## Rows from a dataset of charts and code
★ ★ ★ ★ ★

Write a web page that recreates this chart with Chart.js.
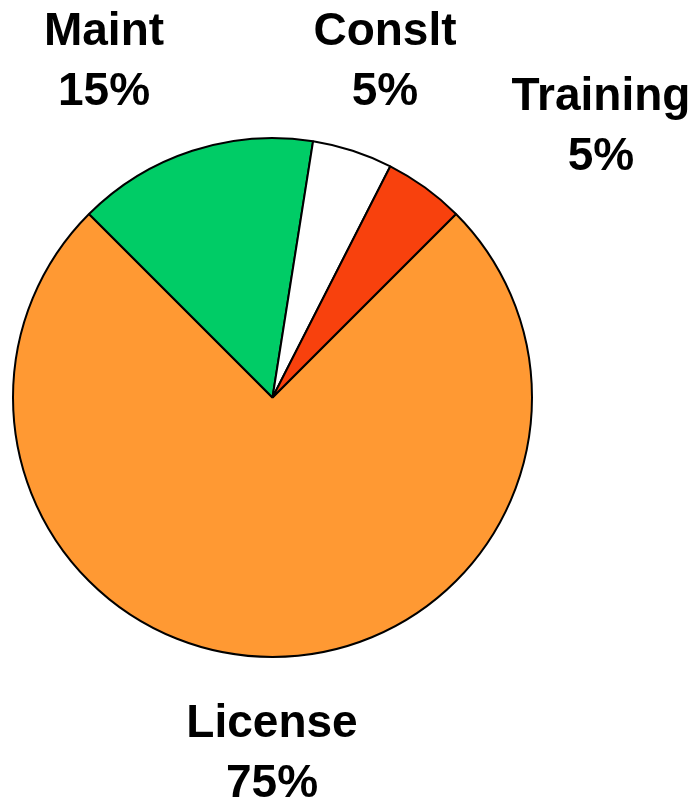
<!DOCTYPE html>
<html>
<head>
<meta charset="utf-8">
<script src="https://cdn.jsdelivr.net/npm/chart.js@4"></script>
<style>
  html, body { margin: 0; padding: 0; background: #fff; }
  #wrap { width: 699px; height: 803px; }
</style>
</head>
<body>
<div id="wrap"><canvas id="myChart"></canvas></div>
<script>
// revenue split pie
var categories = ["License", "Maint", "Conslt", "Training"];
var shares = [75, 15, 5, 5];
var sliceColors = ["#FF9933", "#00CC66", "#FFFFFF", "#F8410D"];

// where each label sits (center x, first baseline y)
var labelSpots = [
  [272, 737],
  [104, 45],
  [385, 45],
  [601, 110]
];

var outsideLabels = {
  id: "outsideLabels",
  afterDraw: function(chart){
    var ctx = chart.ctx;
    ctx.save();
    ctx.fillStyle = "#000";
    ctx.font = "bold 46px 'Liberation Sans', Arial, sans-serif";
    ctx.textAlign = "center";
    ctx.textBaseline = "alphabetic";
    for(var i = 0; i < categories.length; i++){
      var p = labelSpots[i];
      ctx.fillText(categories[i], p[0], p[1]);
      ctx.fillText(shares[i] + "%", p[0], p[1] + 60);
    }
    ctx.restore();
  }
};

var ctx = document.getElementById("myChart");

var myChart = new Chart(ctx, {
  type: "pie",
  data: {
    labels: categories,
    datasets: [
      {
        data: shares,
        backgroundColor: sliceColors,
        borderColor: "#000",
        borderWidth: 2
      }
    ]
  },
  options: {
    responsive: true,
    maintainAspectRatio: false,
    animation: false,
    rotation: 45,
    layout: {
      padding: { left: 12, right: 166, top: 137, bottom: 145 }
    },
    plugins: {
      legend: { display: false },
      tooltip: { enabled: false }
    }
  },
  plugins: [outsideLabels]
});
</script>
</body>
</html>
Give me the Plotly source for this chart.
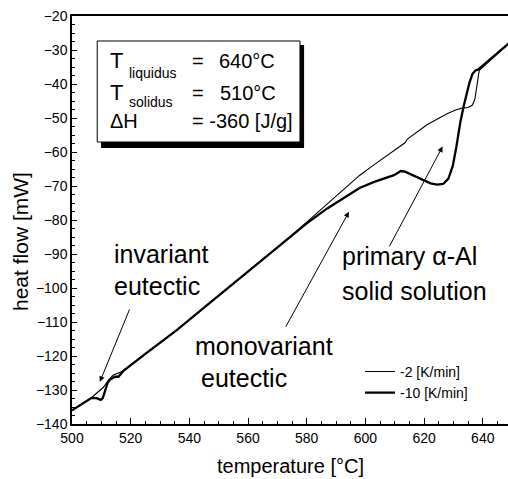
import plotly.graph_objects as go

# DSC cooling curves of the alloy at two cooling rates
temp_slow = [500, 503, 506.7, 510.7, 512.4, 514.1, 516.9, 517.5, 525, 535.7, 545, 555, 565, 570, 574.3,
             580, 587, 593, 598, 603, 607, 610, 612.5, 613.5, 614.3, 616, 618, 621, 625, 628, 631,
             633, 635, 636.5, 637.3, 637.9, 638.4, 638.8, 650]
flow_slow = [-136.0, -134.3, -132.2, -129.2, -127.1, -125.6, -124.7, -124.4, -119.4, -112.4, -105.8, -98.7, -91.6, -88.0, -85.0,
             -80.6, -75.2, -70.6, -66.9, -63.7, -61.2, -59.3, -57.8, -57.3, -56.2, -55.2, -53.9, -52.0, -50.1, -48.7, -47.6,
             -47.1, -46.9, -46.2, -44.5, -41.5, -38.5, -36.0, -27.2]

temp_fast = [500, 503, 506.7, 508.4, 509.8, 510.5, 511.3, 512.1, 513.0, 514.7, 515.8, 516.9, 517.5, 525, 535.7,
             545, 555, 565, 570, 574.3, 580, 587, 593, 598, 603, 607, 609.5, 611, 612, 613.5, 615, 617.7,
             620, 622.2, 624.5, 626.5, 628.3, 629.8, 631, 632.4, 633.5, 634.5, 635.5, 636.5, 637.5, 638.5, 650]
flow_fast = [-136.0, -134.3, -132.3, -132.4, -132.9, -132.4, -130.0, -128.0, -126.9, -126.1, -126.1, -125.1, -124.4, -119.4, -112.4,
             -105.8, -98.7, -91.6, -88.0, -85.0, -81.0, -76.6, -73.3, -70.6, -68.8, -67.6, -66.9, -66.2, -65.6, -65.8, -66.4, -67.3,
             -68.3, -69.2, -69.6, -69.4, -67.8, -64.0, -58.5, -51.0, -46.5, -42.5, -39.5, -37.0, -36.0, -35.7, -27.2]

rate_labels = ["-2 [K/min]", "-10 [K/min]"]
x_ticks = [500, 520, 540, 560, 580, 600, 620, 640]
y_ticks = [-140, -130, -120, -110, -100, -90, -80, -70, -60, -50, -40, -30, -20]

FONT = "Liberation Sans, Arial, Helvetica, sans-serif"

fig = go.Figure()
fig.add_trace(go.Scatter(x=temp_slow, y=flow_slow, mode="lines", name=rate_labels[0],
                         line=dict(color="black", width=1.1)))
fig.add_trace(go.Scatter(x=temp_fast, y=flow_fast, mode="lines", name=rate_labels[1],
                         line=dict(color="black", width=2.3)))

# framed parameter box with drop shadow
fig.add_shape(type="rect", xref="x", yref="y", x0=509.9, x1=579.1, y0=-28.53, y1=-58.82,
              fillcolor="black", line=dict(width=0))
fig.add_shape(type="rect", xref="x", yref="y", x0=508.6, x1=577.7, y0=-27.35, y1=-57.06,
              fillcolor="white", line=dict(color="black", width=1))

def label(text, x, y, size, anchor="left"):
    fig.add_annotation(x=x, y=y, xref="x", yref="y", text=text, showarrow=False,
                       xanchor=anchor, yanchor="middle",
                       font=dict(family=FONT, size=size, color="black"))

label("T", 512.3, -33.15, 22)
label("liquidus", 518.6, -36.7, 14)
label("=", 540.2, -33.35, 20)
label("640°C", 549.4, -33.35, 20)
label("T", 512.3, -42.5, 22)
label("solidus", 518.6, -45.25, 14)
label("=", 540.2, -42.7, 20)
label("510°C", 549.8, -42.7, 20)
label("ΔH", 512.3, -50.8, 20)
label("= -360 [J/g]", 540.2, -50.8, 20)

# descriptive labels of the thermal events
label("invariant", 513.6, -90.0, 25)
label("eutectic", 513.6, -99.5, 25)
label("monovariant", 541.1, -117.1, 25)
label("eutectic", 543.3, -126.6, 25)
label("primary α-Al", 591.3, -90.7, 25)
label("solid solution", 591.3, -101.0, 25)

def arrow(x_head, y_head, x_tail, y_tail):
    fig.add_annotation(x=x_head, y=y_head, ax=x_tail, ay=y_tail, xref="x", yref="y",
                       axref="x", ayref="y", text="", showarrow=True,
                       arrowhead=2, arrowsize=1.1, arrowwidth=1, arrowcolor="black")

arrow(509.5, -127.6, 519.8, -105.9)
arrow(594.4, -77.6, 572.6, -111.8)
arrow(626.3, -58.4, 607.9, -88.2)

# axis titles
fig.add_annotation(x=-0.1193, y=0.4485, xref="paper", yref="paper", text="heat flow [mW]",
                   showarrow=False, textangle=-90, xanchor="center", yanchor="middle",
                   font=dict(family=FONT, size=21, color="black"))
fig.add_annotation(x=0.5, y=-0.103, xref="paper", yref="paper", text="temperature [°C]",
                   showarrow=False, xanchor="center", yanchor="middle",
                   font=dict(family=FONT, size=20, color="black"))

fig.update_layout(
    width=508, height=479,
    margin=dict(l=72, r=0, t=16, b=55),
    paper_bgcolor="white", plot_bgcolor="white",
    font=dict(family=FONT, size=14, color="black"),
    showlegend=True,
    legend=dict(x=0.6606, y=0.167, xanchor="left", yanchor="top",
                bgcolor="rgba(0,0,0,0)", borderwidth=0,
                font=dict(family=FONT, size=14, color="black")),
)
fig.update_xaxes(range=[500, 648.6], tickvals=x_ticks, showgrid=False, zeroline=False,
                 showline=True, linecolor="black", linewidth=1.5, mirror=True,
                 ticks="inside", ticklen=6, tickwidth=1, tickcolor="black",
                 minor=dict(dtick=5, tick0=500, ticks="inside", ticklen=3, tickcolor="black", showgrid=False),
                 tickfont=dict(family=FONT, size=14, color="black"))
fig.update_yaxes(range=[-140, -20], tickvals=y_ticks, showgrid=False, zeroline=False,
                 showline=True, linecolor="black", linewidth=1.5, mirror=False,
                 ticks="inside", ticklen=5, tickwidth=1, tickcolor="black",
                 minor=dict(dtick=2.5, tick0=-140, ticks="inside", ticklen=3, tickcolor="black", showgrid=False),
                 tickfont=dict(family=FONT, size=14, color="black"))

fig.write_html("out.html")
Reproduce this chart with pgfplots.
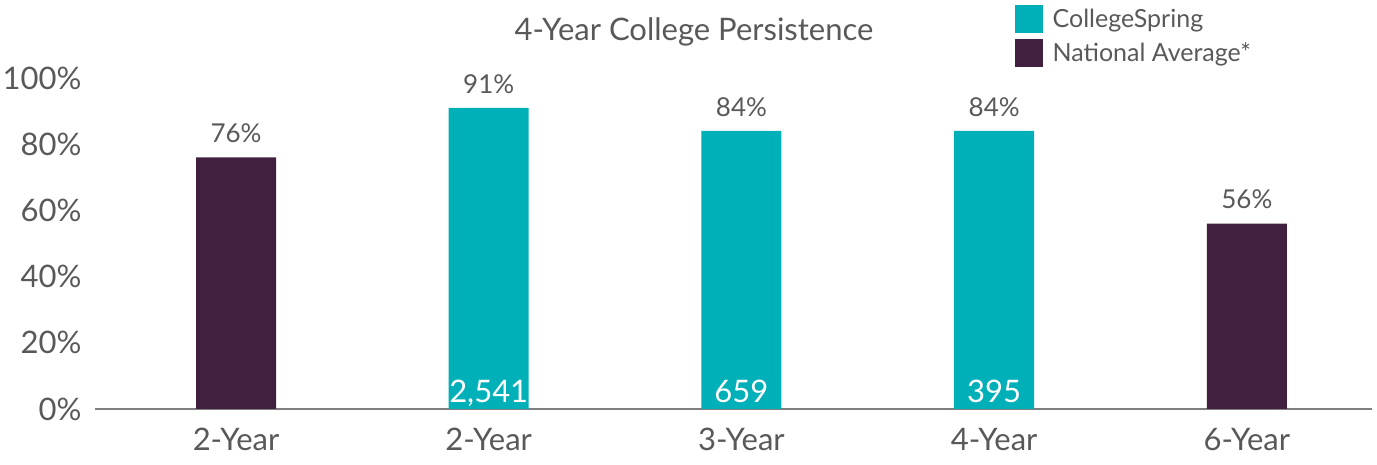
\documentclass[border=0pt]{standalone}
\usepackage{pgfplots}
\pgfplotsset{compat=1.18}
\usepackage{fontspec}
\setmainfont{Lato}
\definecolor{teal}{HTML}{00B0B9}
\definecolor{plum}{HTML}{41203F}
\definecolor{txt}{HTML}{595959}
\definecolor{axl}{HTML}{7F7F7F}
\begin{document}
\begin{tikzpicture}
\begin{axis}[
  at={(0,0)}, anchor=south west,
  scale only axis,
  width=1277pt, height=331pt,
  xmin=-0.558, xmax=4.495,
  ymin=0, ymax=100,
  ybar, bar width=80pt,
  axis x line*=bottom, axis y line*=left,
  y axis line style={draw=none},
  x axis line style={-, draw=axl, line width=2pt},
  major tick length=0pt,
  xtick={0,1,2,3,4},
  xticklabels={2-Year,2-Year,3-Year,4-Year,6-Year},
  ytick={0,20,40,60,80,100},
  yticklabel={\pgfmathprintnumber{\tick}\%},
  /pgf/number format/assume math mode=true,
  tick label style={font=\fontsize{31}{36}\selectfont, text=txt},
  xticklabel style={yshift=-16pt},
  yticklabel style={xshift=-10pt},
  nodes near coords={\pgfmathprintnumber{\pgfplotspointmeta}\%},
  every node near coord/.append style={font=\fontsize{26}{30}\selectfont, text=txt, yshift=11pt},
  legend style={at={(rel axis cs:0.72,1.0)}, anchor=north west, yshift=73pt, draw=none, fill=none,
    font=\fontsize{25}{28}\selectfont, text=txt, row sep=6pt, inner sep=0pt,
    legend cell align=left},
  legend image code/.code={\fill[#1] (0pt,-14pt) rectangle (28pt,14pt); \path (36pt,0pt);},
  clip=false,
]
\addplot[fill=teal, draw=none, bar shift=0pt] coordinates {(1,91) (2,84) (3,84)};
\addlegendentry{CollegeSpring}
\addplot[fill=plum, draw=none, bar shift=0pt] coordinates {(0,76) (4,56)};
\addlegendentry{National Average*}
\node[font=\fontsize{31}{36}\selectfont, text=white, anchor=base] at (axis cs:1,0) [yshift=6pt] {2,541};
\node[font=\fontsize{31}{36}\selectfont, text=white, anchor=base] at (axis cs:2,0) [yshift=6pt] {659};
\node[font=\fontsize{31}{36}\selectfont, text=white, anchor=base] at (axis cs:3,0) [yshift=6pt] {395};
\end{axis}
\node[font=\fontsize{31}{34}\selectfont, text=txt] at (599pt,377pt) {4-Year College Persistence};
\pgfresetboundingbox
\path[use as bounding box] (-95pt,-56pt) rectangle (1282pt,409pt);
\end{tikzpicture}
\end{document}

★ ★ ★ ★ ★

## TASK INSTRUCTIONS
Look above and copy only the lines from the one holding "Give me the Plotly source for this chart." to the one holding "import plotly.graph_objects as go", both included, exactly, minus the pictures.

## SOLUTION TO THIS EXERCISE
Give me the Plotly source for this chart.
import plotly.graph_objects as go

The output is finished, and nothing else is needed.